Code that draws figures
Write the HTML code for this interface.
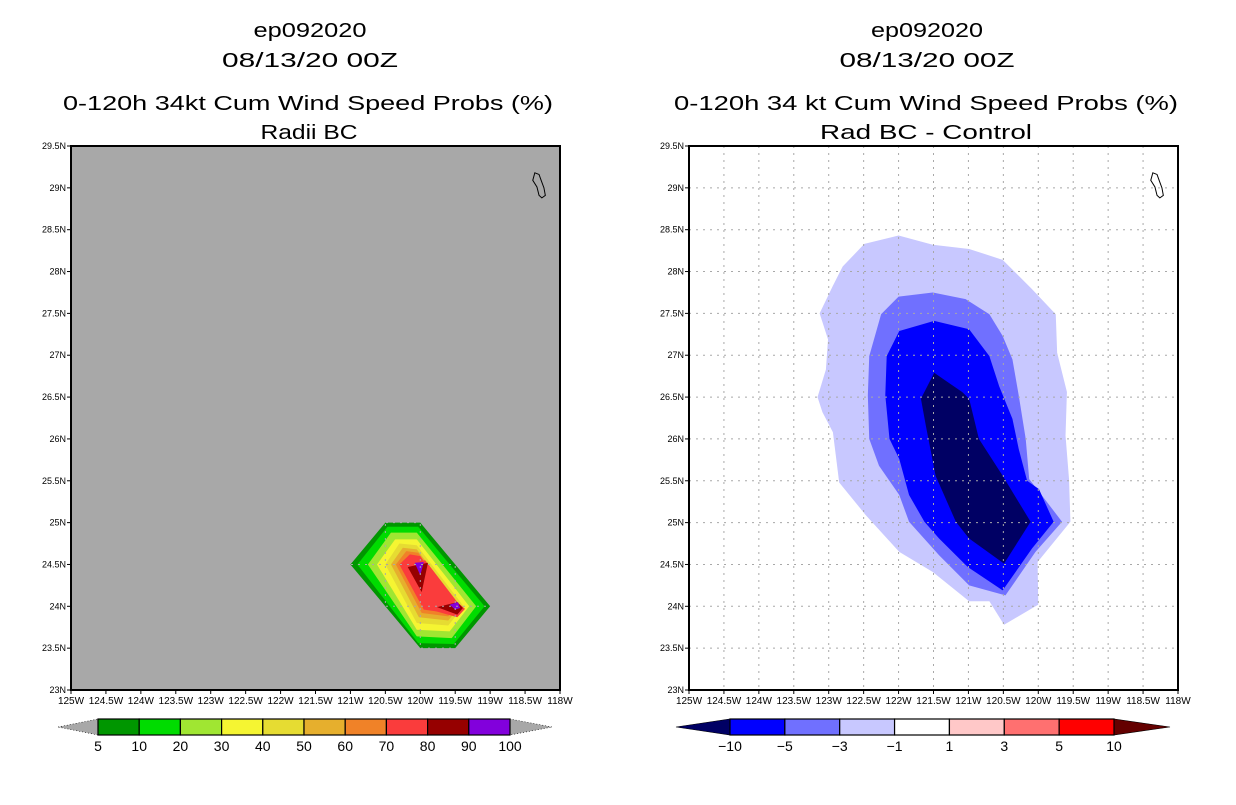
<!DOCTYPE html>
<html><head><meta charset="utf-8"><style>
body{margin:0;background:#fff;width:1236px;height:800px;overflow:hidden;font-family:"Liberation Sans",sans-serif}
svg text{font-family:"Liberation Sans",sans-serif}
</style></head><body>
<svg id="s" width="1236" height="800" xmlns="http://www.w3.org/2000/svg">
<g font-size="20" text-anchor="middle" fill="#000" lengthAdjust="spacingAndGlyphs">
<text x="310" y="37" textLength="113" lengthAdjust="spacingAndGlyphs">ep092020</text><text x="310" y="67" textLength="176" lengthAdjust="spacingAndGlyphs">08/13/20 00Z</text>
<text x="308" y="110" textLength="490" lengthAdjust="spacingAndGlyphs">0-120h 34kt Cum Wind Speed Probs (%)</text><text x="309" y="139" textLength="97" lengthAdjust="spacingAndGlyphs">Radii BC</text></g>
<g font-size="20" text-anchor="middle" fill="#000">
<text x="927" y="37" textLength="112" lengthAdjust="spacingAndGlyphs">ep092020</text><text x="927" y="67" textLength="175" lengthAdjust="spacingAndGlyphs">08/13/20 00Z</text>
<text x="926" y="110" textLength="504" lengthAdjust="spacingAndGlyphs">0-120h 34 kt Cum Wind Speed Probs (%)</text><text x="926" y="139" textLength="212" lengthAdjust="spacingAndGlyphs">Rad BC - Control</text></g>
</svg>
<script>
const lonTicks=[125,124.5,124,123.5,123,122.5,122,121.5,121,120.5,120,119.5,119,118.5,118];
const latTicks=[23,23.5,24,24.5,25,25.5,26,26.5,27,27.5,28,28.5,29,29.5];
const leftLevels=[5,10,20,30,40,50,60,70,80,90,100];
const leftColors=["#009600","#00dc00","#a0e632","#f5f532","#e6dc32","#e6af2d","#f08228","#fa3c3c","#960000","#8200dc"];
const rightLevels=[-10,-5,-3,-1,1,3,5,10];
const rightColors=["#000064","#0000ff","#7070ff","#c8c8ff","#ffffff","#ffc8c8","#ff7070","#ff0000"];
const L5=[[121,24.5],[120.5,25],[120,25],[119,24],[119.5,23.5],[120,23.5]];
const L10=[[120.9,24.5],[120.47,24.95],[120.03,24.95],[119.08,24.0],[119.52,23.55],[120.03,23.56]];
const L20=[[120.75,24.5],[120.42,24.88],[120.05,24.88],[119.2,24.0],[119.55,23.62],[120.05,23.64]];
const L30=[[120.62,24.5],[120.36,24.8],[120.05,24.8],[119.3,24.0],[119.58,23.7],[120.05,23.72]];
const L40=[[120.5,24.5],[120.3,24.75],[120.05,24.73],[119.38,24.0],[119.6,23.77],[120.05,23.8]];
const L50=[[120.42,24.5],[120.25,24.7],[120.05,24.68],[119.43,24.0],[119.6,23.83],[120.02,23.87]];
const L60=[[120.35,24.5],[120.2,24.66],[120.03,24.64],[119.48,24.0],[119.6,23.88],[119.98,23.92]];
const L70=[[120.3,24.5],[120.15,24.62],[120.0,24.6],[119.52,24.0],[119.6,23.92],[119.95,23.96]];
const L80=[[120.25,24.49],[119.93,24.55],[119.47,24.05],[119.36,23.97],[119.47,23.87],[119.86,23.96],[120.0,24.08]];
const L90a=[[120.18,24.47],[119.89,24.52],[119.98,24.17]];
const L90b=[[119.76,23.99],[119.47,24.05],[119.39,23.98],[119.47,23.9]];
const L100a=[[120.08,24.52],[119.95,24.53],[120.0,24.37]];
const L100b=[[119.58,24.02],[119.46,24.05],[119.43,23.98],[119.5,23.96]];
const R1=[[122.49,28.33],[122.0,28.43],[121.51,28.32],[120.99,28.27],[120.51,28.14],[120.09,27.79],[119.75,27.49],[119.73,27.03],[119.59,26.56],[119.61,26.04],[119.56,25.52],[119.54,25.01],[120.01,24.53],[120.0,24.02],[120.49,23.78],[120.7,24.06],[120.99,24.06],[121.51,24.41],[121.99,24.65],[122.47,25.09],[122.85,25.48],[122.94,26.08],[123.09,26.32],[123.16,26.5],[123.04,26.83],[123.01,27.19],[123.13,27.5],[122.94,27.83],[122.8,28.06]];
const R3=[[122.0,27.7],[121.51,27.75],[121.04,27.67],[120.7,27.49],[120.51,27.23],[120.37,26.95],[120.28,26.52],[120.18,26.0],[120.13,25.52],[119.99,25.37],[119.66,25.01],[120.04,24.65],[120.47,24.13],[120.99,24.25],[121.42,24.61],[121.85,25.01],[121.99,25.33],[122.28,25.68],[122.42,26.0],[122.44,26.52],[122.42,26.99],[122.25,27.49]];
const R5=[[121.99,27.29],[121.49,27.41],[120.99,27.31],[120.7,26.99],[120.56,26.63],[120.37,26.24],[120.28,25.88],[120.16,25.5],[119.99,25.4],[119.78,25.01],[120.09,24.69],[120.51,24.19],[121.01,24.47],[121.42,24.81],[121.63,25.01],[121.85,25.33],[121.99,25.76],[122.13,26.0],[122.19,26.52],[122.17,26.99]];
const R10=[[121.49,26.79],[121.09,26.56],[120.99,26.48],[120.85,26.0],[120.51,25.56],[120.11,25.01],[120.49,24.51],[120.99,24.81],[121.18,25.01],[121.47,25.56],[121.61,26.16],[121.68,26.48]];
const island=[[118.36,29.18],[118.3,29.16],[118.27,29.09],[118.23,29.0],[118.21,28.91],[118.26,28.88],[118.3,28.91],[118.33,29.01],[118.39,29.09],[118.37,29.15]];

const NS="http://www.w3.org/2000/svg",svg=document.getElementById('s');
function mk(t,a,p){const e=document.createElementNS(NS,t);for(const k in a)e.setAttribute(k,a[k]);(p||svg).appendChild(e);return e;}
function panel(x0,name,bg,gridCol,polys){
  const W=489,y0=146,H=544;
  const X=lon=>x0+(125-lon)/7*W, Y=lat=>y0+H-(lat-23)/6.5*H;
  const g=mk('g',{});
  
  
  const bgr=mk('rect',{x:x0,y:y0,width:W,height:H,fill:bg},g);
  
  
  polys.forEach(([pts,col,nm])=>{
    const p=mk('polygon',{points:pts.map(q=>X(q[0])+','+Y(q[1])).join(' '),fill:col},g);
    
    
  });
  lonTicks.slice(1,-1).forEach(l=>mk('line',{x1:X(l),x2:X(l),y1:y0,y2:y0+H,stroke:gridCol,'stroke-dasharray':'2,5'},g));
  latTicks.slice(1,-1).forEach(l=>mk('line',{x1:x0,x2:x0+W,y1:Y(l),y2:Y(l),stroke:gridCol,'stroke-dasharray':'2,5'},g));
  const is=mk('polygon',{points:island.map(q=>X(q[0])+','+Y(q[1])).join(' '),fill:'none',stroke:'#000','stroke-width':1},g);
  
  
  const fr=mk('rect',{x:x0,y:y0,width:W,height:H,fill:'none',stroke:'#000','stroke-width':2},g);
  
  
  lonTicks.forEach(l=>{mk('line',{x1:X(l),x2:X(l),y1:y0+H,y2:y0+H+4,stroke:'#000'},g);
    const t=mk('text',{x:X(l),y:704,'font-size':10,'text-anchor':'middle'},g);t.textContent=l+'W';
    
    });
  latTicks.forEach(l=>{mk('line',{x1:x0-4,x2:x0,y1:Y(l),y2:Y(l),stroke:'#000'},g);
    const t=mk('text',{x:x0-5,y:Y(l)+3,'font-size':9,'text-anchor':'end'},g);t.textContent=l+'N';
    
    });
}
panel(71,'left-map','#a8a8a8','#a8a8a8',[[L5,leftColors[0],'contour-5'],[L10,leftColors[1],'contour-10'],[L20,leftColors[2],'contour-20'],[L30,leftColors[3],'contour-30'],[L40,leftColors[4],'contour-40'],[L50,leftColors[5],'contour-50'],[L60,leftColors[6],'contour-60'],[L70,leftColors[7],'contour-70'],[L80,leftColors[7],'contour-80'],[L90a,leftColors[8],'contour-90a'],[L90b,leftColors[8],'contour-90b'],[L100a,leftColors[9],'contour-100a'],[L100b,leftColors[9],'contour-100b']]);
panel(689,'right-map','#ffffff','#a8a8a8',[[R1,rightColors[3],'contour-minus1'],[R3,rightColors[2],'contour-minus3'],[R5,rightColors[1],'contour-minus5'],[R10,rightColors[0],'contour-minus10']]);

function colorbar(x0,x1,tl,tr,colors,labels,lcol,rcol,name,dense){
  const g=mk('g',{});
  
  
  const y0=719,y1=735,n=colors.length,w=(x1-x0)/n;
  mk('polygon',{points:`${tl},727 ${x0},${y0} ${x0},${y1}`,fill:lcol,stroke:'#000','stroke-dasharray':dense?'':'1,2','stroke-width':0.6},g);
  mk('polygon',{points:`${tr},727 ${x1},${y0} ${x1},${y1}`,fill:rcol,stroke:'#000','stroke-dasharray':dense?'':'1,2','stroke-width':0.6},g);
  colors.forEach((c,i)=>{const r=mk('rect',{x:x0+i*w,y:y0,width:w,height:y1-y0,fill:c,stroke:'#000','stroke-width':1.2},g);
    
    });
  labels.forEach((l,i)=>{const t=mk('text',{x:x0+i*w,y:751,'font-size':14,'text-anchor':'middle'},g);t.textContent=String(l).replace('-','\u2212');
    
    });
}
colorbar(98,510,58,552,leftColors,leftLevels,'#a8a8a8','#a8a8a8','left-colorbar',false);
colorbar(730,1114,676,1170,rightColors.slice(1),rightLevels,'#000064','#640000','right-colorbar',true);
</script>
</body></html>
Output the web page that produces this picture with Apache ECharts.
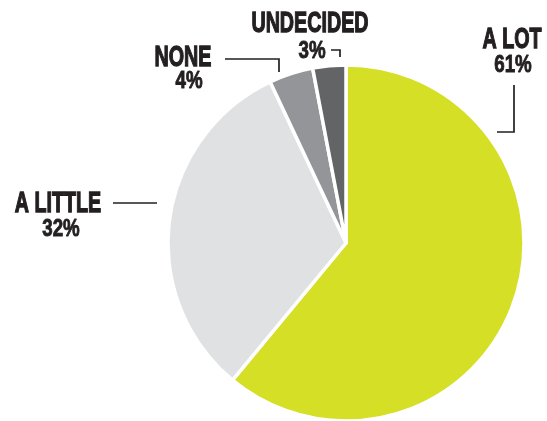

→ DIRECTION
Find every line in the records above that contains the word "this", and copy each one.

→ RESPONSE
Write the HTML code for this interface.
Output the web page that produces this picture with Apache ECharts.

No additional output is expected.